• DATASET SECTION:
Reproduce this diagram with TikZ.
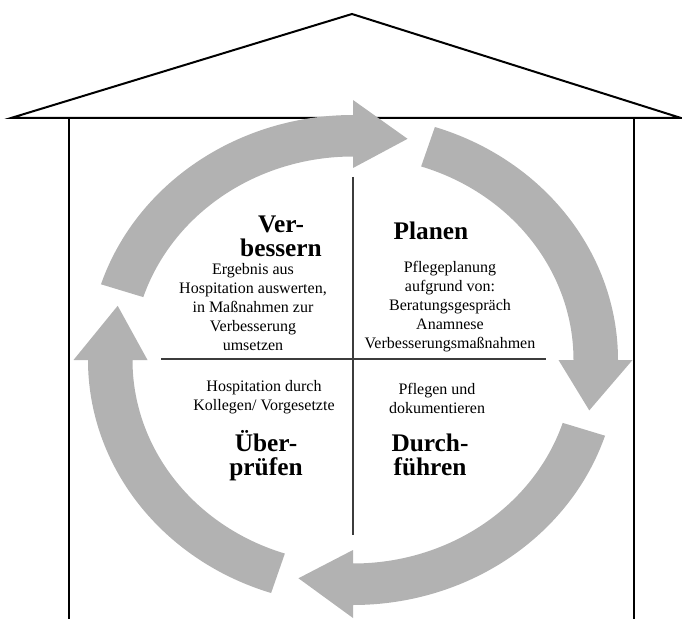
\documentclass[tikz,border=0pt]{standalone}
\usepackage{fontspec}
\setmainfont{Liberation Serif}
\usepackage{xcolor}
\definecolor{ringgray}{RGB}{178,178,178}
\definecolor{crossgray}{RGB}{60,60,60}
\tikzset{
roofstroke/.style={draw=black,line width=1.5pt,line join=miter},
wallstroke/.style={draw=black,line width=1.1pt},
quadline/.style={draw=crossgray,line width=1.1pt},
cyclearrow/.style={fill=ringgray},
phasetitle/.style={align=center,inner sep=0pt,font=\fontsize{19}{18}\selectfont\bfseries},
phasetext/.style={align=center,inner sep=0pt,font=\fontsize{12}{14.25}\selectfont}
}

\begin{document}
\begin{tikzpicture}[
x=0.75pt,
y=0.75pt
]
\useasboundingbox (0,0) rectangle (682,619);
\coordinate (apex) at (352,605);
\coordinate (eaveleft) at (11,501);
\coordinate (eaveright) at (681,501);
\coordinate (walltopleft) at (69,501);
\coordinate (wallbotleft) at (69,0);
\coordinate (walltopright) at (634,501);
\coordinate (wallbotright) at (634,0);
\coordinate (ctr) at (353,259);
\coordinate (crosstop) at (353,442);
\coordinate (crossbot) at (353,84);
\coordinate (crossleft) at (161,260);
\coordinate (crossright) at (546,260);
\draw[roofstroke] (eaveleft) -- (apex) -- (eaveright) -- cycle;
\draw[wallstroke] (walltopleft) -- (wallbotleft);
\draw[wallstroke] (walltopright) -- (wallbotright);
\fill[cyclearrow] ([shift={(162:265 and 245)}]ctr) arc[start angle=162,end angle=90,x radius=265,y radius=245]
  -- ([shift={(90:279.5 and 260)}]ctr) -- ([shift={(77:242.5 and 227)}]ctr) -- ([shift={(90:205.5 and 192)}]ctr)
  -- ([shift={(90:220.5 and 203.5)}]ctr) arc[start angle=90,end angle=162,x radius=220.5,y radius=203.5] -- cycle;
\fill[cyclearrow] ([shift={(72:265 and 245)}]ctr) arc[start angle=72,end angle=0,x radius=265,y radius=245]
  -- ([shift={(0:279.5 and 258)}]ctr) -- ([shift={(-13:242.5 and 224)}]ctr) -- ([shift={(0:205.5 and 190)}]ctr)
  -- ([shift={(0:220.5 and 203.5)}]ctr) arc[start angle=0,end angle=72,x radius=220.5,y radius=203.5] -- cycle;
\fill[cyclearrow] ([shift={(-18:265 and 245)}]ctr) arc[start angle=-18,end angle=-90,x radius=265,y radius=245]
  -- ([shift={(-90:279.5 and 258)}]ctr) -- ([shift={(-103:242.5 and 224)}]ctr) -- ([shift={(-90:205.5 and 190)}]ctr)
  -- ([shift={(-90:220.5 and 203.5)}]ctr) arc[start angle=-90,end angle=-18,x radius=220.5,y radius=203.5] -- cycle;
\fill[cyclearrow] ([shift={(-108:265 and 245)}]ctr) arc[start angle=-108,end angle=-180,x radius=265,y radius=245]
  -- ([shift={(-180:279.5 and 258)}]ctr) -- ([shift={(-194:242.5 and 224)}]ctr) -- ([shift={(-180:205.5 and 190)}]ctr)
  -- ([shift={(-180:220.5 and 203.5)}]ctr) arc[start angle=-180,end angle=-108,x radius=220.5,y radius=203.5] -- cycle;
\draw[quadline] (crosstop) -- (crossbot);
\draw[quadline] (crossleft) -- (crossright);
\node[phasetitle] (improvetitle) at (281,383) {Ver-\\bessern};
\node[phasetext] (improvetext) at (253,312) {Ergebnis aus\\Hospitation auswerten,\\in Maßnahmen zur\\Verbesserung\\umsetzen};
\node[phasetitle] (plantitle) at (431,388) {Planen};
\node[phasetext] (plantext) at (450,312) {Pflegeplanung\\aufgrund von:\\Beratungsgespräch\\Anamnese\\Verbesserungsmaßnahmen};
\node[phasetext] (checktext) at (264,222) {Hospitation durch\\Kollegen/ Vorgesetzte};
\node[phasetitle] (checktitle) at (266,163) {Über-\\prüfen};
\node[phasetext] (dotext) at (437,221) {Pflegen und\\dokumentieren};
\node[phasetitle] (dotitle) at (430,164) {Durch-\\führen};
\end{tikzpicture}
\end{document}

• EXERCISE DETAILS: Copy out the whole listing exactly, and don't carry over any pictures.

• ANSWER TO THE EXERCISE:
Reproduce this diagram with TikZ.
\documentclass[tikz,border=0pt]{standalone}
\usepackage{fontspec}
\setmainfont{Liberation Serif}
\usepackage{xcolor}
\definecolor{ringgray}{RGB}{178,178,178}
\definecolor{crossgray}{RGB}{60,60,60}
\tikzset{
roofstroke/.style={draw=black,line width=1.5pt,line join=miter},
wallstroke/.style={draw=black,line width=1.1pt},
quadline/.style={draw=crossgray,line width=1.1pt},
cyclearrow/.style={fill=ringgray},
phasetitle/.style={align=center,inner sep=0pt,font=\fontsize{19}{18}\selectfont\bfseries},
phasetext/.style={align=center,inner sep=0pt,font=\fontsize{12}{14.25}\selectfont}
}

\begin{document}
\begin{tikzpicture}[
x=0.75pt,
y=0.75pt
]
\useasboundingbox (0,0) rectangle (682,619);
\coordinate (apex) at (352,605);
\coordinate (eaveleft) at (11,501);
\coordinate (eaveright) at (681,501);
\coordinate (walltopleft) at (69,501);
\coordinate (wallbotleft) at (69,0);
\coordinate (walltopright) at (634,501);
\coordinate (wallbotright) at (634,0);
\coordinate (ctr) at (353,259);
\coordinate (crosstop) at (353,442);
\coordinate (crossbot) at (353,84);
\coordinate (crossleft) at (161,260);
\coordinate (crossright) at (546,260);
\draw[roofstroke] (eaveleft) -- (apex) -- (eaveright) -- cycle;
\draw[wallstroke] (walltopleft) -- (wallbotleft);
\draw[wallstroke] (walltopright) -- (wallbotright);
\fill[cyclearrow] ([shift={(162:265 and 245)}]ctr) arc[start angle=162,end angle=90,x radius=265,y radius=245]
  -- ([shift={(90:279.5 and 260)}]ctr) -- ([shift={(77:242.5 and 227)}]ctr) -- ([shift={(90:205.5 and 192)}]ctr)
  -- ([shift={(90:220.5 and 203.5)}]ctr) arc[start angle=90,end angle=162,x radius=220.5,y radius=203.5] -- cycle;
\fill[cyclearrow] ([shift={(72:265 and 245)}]ctr) arc[start angle=72,end angle=0,x radius=265,y radius=245]
  -- ([shift={(0:279.5 and 258)}]ctr) -- ([shift={(-13:242.5 and 224)}]ctr) -- ([shift={(0:205.5 and 190)}]ctr)
  -- ([shift={(0:220.5 and 203.5)}]ctr) arc[start angle=0,end angle=72,x radius=220.5,y radius=203.5] -- cycle;
\fill[cyclearrow] ([shift={(-18:265 and 245)}]ctr) arc[start angle=-18,end angle=-90,x radius=265,y radius=245]
  -- ([shift={(-90:279.5 and 258)}]ctr) -- ([shift={(-103:242.5 and 224)}]ctr) -- ([shift={(-90:205.5 and 190)}]ctr)
  -- ([shift={(-90:220.5 and 203.5)}]ctr) arc[start angle=-90,end angle=-18,x radius=220.5,y radius=203.5] -- cycle;
\fill[cyclearrow] ([shift={(-108:265 and 245)}]ctr) arc[start angle=-108,end angle=-180,x radius=265,y radius=245]
  -- ([shift={(-180:279.5 and 258)}]ctr) -- ([shift={(-194:242.5 and 224)}]ctr) -- ([shift={(-180:205.5 and 190)}]ctr)
  -- ([shift={(-180:220.5 and 203.5)}]ctr) arc[start angle=-180,end angle=-108,x radius=220.5,y radius=203.5] -- cycle;
\draw[quadline] (crosstop) -- (crossbot);
\draw[quadline] (crossleft) -- (crossright);
\node[phasetitle] (improvetitle) at (281,383) {Ver-\\bessern};
\node[phasetext] (improvetext) at (253,312) {Ergebnis aus\\Hospitation auswerten,\\in Maßnahmen zur\\Verbesserung\\umsetzen};
\node[phasetitle] (plantitle) at (431,388) {Planen};
\node[phasetext] (plantext) at (450,312) {Pflegeplanung\\aufgrund von:\\Beratungsgespräch\\Anamnese\\Verbesserungsmaßnahmen};
\node[phasetext] (checktext) at (264,222) {Hospitation durch\\Kollegen/ Vorgesetzte};
\node[phasetitle] (checktitle) at (266,163) {Über-\\prüfen};
\node[phasetext] (dotext) at (437,221) {Pflegen und\\dokumentieren};
\node[phasetitle] (dotitle) at (430,164) {Durch-\\führen};
\end{tikzpicture}
\end{document}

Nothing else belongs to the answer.